実家の家族や息子たちに迷惑をかけずに生活を維持していくためだけに、仕方なくこの生活を続けて何年か月日が立ちました。

そのころはもう義父は、私たちを近くのマンションに呼び寄せようとしたこと、義母がまだ元気な時のお正月に2世帯住宅の話を持ちかけてきたことも忘れていました。
相変わらず私を責めることもありましたが、夫の代わりに経済面で助けてくれた時もあり、息子たちとも良好な関係を保っていたので、感謝しつつ、波風たたぬよう暮らしていました。

お陰で息子たちの就職も無事に決まり、就職後数年立った頃、次男の結婚が決まります。この辛かった長い日々において、久しぶりの喜ばしい出来事に、折れそうだった心もなんとか持ち堪えることができました。

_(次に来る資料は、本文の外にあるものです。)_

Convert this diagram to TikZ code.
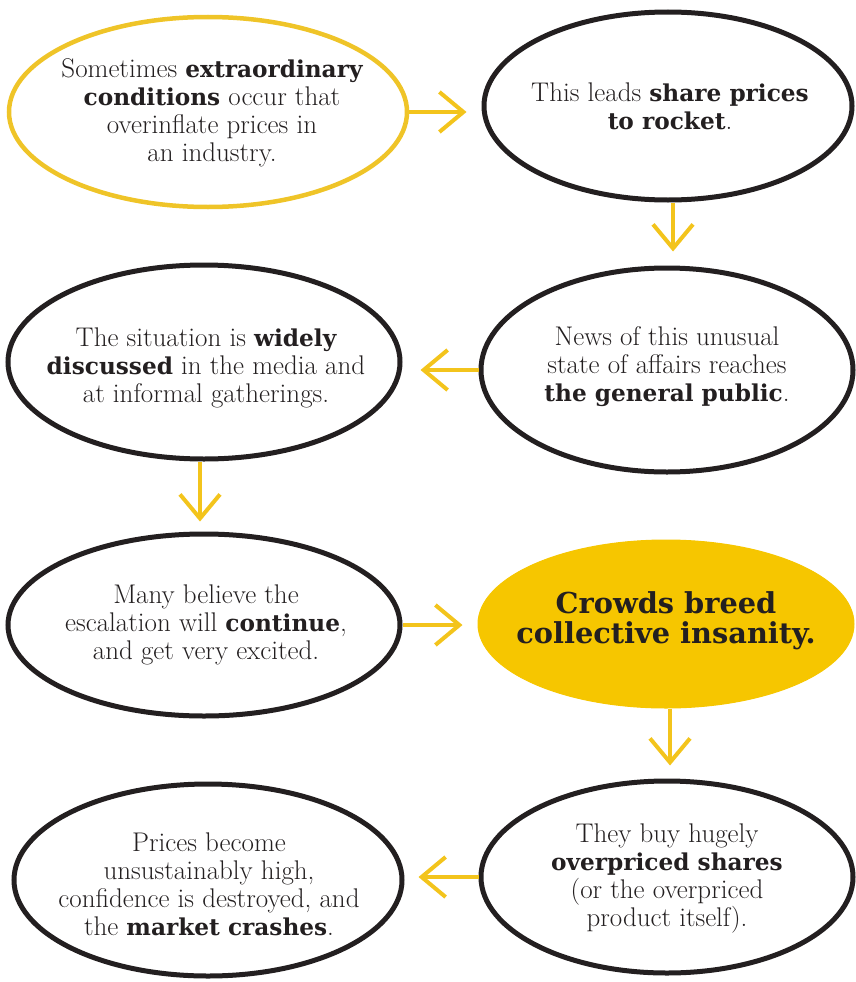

最近の結婚事情というのは、30年前と大きく変わってきています。
だいぶ簡略化され、仲人なし、結納なしなど、結婚式や披露宴の形も多様化してきています。
自分たちが若い時は、婚約・結婚式を終えてから新婚旅行・新生活という順番が一般的でした。
最近では婚約すると入籍して新生活、その何ヶ月後かに結婚式という順番が多いようです。共働きが多いので、お互いが休暇をとれる時期に結婚式・披露宴、新婚旅行と計画を立てているようです。

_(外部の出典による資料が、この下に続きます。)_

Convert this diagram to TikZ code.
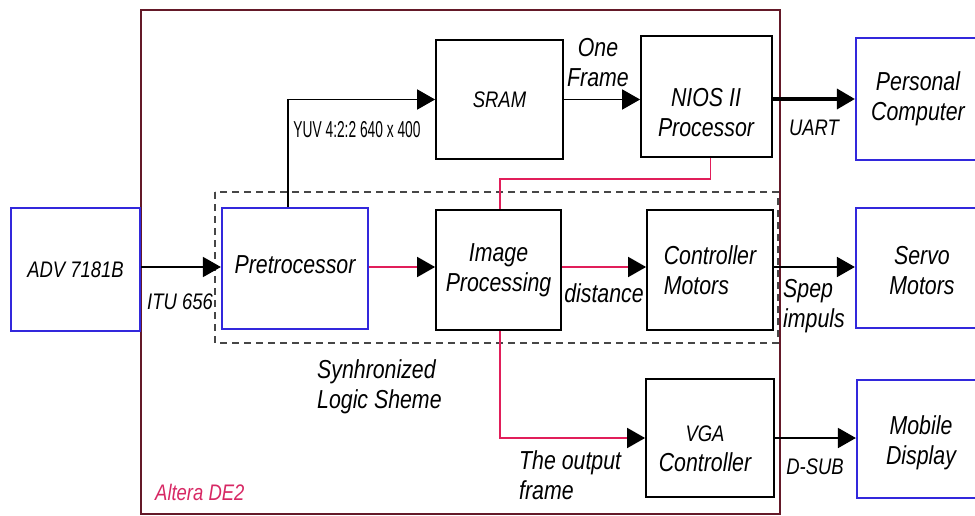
\documentclass[tikz,border=0pt]{standalone}
\usepackage{fontspec}
\setmainfont{Liberation Sans}[FakeStretch=0.82]
\usetikzlibrary{arrows.meta}
\definecolor{boxblue}{RGB}{50,40,220}
\definecolor{lred}{RGB}{225,30,90}
\definecolor{framec}{RGB}{100,25,40}
\definecolor{pinktext}{RGB}{215,40,100}
\definecolor{dashgray}{RGB}{70,70,70}
\begin{document}
\begin{tikzpicture}[x=1pt,y=-1pt,
  bx/.style={draw=black, line width=1.8pt, inner sep=0pt, fill=white},
  bb/.style={draw=boxblue, line width=2.2pt, inner sep=0pt, fill=white},
  txt/.style={font=\fontsize{26}{30}\selectfont\itshape, align=center, inner sep=0pt},
  sml/.style={font=\fontsize{22.5}{26}\selectfont\itshape, align=center, inner sep=0pt},
  tip/.style={-{Triangle[length=18pt,width=20pt,color=black]}},
  conn/.style={line width=1.8pt, draw=black, tip},
  rconn/.style={line width=1.8pt, draw=lred},
  dashbox/.style={draw=dashgray, line width=1.8pt, dash pattern=on 7pt off 5pt},
  framebox/.style={draw=framec, line width=1.6pt}
]
\useasboundingbox (0,0) rectangle (975,516);
\clip (0,0) rectangle (975,516);

% outer frame and dashed region
\draw[framebox] (141,10) rectangle (780,514);
\draw[dashbox] (215,192) rectangle (778,343);

% boxes
\node[bb, minimum width=129pt, minimum height=123pt, sml] (adv) at (75.5,269.5) {ADV 7181B};
\node[bb, minimum width=146pt, minimum height=121pt] (pre) at (295,268.5) {};
\node[bx, minimum width=127pt, minimum height=119pt, sml] (sram) at (499.5,99.5) {SRAM};
\node[bx, minimum width=131pt, minimum height=121pt] (nios) at (706.5,96.5) {};
\node[bb, minimum width=124pt, minimum height=122pt, txt] (pc) at (918,99) {Personal\\Computer};
\node[bx, minimum width=125pt, minimum height=120pt, txt] (img) at (498.5,270) {Image\\Processing};
\node[bx, minimum width=126pt, minimum height=120pt, txt, align=left] (ctrl) at (710,270) {Controller\\Motors};
\node[bb, minimum width=132pt, minimum height=120pt] (servo) at (922,268) {};
\node[bx, minimum width=128pt, minimum height=118pt] (vga) at (710,438) {};
\node[bb, minimum width=128pt, minimum height=118pt] (mob) at (921,439) {};

% texts inside boxes (offset)
\node[txt] (pret) at (295,265) {Pretrocessor};
\node[txt] (niost) at (706,113) {NIOS II\\Processor};
\node[txt] (servot) at (922,271) {Servo\\Motors};
\node[txt] (vgat) at (705,449) {{\fontsize{22.5}{30}\selectfont VGA}\\Controller};
\node[txt] (mobt) at (921,443) {Mobile\\Display};

% connectors
\draw[conn] ([yshift=1.5pt]pre.west -| adv.east) -- ([yshift=1.5pt]pre.west);
\draw[conn] ([xshift=-7pt]pre.north) |- (sram.west);
\draw[rconn, tip] ([yshift=1.5pt]pre.east) -- ([yshift=1.5pt]pre.east -| img.west);
\draw[conn] (sram.east) -- (sram.east -| nios.west);
\draw[conn, line width=3.5pt] (pc.west -| nios.east) -- (pc.west);
\draw[rconn] ([xshift=4pt]nios.south) -- ++(0,21) -| ([xshift=1.5pt]img.north);
\draw[rconn, tip] ([yshift=3pt]img.east) -- ([yshift=3pt]img.east -| ctrl.west);
\draw[conn] ([yshift=3pt]ctrl.east) -- ([yshift=3pt]ctrl.east -| servo.west);
\draw[rconn, tip] ([xshift=1.5pt]img.south) |- (vga.west);
\draw[conn] (vga.east) -- (vga.east -| mob.west);

% labels
\node[sml] (itu) at (180,302) {ITU 656};
\node[inner sep=0pt, font=\fontsize{23}{26}\selectfont] (yuv) at (357,130) {\scalebox{0.73}[1]{YUV 4:2:2 640 x 400}};
\node[txt] (one) at (598,63) {One\\Frame};
\node[sml] (uart) at (814,128) {UART};
\node[txt] (dist) at (604,293) {distance};
\node[txt, align=left, anchor=west] (spep) at (783,306) {Spep\\impuls};
\node[txt, align=left, anchor=west] (outp) at (519,475) {The output\\frame};
\node[sml] (dsub) at (815,467) {D-SUB};
\node[txt, align=left, anchor=west] (sync) at (317,387) {Synhronized\\Logic Sheme};
\node[sml, anchor=west, text=pinktext] (altera) at (155,492) {Altera DE2};
\end{tikzpicture}
\end{document}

時代の変化とともに変わってきている、今どきの合理的な結婚事情に感心しつつ2人を見守ります。

まず、相手の女性がこの家に挨拶に来てくれました。
そして次男が相手の親御さんに挨拶に行った際には、こちらの事情を理解した上で、あれこれ詮索することなく結婚を快く承諾して下さいました。そして結納に代わる両家顔合わせも、母親同士と結婚する2人と4人での顔合わせ食事会となりました。こちらの状況を配慮した形にしていただき本当にありがたいことでした。

その後の、結婚式・披露宴の計画はすべて2人で決め、費用もすべて2人の予算内で収め、私は時々経過報告を聞く程度でした。
さてここで、離婚した親を結婚式に呼ぶか呼ばないかという話になります。先方のご親族はこちらの詳しい事情も知らないということもあり、今まで育ててくれた感謝の意味も含めて父親も列席してもらうことになりました。

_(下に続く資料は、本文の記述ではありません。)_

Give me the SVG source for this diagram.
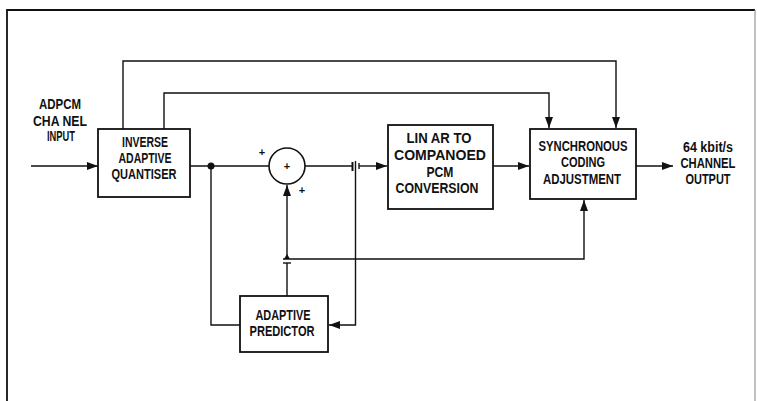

結婚式での事前準備で何が一番大変かというと、出席者の招待・人数調整ではないでしょうか。
次男もぎりぎりまで式場の担当者と打合せ調整に忙しそうでした。
そんな時、父親が突如やっぱり列席しないと言い出したのです。離婚した夫と式場で顔を合わせることに複雑な心境ではありましたが、列席するからには、おめでたい席では気持ちよく接しようと覚悟していました。夫の気持ちとしては、自分がしてきたことで、私を含め回りに不快な思いをさせてしまうから、列席しないほうがよいと思ったようです。それでも、次男は決めた以上は形式的にも列席してくれるよう説得していました。

さていよいよ式が2週間後に迫った時、夫が大怪我をしてしまいます。足を骨折し入院してしまったのです。行く行かないで散々振り回されましたが、結局夫は息子の結婚式には列席することができませんでした。

式までの人数調整や準備は大変そうでしたが、結婚式・披露宴は、盛大に、感動的に滞りなく無事終わりました。親として最高の瞬間に立ち会えて、今までの苦労がすべて吹き飛んだ幸せな一日でした。こうしてひとつひとつ状況が上向きになっていくことで、自分がこの生活環境を選択したことは、間違っていなかったのだと言い聞かせました。

さて、結婚式から数ヶ月たったころ、足の怪我がだいぶ回復してきたということで相手の親御さんに会わせてくれと、夫が次男にメール(LINE)してきたようです。そういう大事なことをLINEで不意に言ってくることが次男には心外だったのかも知れません。「今更もういい」と返信したようです。相手のご両親とも良好な関係ですでにスタートした平穏な生活に、形式的な挨拶は不要と思ったのかも知れません。詳しいLINEの内容は知りませんが、このやりとりで夫が憤慨することになります。